Constraining the runaway dilaton and quintessential dark energy

Dark Energy is some of the weirdest and most mysterious stuff in the universe that tends to increase the rate of expansion of the universe. Two commonly known forms of dark energy are the cosmological constant, a constant energy density filling space homogeneously, and scalar fields such as quintessence or moduli whose energy density can vary with time. We explore one particular model for dynamic dark energy; quintessence driven by a scalar dilaton field.

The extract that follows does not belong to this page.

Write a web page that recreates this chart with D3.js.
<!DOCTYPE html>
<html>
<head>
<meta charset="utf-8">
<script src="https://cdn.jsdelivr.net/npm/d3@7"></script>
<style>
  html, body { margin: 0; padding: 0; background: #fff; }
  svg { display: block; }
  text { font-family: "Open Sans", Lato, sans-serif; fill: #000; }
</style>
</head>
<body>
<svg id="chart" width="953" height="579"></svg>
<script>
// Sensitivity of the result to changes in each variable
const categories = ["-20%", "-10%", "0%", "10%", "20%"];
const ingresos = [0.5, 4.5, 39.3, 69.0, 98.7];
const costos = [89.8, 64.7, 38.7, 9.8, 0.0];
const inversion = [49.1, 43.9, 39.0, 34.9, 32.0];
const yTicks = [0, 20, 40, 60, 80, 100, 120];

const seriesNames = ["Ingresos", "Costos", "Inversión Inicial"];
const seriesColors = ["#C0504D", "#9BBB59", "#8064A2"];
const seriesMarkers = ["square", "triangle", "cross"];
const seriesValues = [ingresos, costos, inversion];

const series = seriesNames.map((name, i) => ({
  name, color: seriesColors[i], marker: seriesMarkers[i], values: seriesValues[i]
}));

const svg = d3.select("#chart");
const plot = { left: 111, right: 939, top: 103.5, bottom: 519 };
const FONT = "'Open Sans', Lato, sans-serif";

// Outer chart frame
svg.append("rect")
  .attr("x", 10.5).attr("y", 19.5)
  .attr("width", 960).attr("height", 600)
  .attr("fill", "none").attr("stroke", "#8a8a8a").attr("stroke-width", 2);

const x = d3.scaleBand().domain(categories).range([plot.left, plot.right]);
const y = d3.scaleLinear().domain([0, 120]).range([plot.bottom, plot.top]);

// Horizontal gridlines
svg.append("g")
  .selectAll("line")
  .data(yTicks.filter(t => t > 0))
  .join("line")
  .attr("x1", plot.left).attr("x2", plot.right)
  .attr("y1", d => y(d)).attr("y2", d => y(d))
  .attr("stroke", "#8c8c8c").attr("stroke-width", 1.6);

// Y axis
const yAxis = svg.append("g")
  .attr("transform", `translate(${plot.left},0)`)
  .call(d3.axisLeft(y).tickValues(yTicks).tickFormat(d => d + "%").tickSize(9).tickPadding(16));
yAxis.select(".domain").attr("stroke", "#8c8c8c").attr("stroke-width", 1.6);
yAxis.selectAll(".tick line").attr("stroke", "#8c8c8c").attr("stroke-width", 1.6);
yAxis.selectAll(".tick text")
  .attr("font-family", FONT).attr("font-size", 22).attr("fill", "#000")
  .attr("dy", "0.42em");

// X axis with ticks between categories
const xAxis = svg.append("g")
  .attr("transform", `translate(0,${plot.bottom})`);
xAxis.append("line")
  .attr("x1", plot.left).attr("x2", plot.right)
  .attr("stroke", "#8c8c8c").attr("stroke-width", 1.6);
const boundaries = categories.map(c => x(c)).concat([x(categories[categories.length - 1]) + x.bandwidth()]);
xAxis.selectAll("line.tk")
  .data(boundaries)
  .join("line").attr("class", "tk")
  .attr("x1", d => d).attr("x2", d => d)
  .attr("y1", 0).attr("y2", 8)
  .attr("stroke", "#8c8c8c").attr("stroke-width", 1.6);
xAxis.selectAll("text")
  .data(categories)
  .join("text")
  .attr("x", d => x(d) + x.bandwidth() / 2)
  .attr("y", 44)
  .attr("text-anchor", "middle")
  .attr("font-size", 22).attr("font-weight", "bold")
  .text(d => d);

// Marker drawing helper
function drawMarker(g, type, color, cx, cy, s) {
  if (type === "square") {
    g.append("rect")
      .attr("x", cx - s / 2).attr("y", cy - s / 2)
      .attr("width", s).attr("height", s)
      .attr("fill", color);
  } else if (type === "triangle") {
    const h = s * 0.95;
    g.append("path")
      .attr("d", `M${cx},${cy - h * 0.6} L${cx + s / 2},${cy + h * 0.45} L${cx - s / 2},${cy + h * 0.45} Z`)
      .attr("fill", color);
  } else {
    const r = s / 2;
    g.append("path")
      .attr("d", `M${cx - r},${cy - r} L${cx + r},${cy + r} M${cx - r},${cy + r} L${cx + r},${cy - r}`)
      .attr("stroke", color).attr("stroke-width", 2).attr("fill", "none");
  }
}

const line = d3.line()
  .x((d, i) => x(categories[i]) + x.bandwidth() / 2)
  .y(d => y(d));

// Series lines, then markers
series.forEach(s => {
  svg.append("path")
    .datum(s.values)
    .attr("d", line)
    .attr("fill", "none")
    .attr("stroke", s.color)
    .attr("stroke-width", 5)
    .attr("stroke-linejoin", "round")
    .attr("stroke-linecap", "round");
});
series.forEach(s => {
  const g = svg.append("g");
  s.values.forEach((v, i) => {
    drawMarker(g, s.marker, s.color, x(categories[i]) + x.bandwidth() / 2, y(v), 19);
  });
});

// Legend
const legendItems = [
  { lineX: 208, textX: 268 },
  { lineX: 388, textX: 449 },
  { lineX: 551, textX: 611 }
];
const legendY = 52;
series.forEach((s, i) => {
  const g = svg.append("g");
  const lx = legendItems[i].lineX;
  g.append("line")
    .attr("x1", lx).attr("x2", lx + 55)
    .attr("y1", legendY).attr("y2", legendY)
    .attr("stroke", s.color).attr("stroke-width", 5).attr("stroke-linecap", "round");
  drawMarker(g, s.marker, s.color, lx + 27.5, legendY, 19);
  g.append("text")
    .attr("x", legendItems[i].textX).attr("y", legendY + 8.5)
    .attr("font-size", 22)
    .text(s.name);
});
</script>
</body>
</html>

We propose an ansatz for the form of the dilaton field, $|\phi(a)|/m_P \equiv \alpha_1 \ln t+ \alpha_2 t^n=\alpha\ln a+ \beta\, a^{2\zeta}$, where $a$ is the scale factor and $\alpha$ and $\zeta$ are parameters of the model. This phenomenological ansatz for $\phi$ can be motivated by generic solutions of a scalar dilaton field in many effective string theory and string-inspired gravity models in four dimensions. Using a compilation of current data including type Ia supernovae, we impose observational constraints on the slope parameters like $\alpha$ and $\zeta$ and then discuss the relation of our results to analytical constrains on various cosmological parameters, including the dark energy equation of state. Sensible constraints are imposed on model parameters like $\alpha$ and $\zeta$ as well as on the dark energy/dark matter couplings using results from structure formation. The constraints of this model are shown to encompass the cosmological constant limit within $1\sigma$ error bars.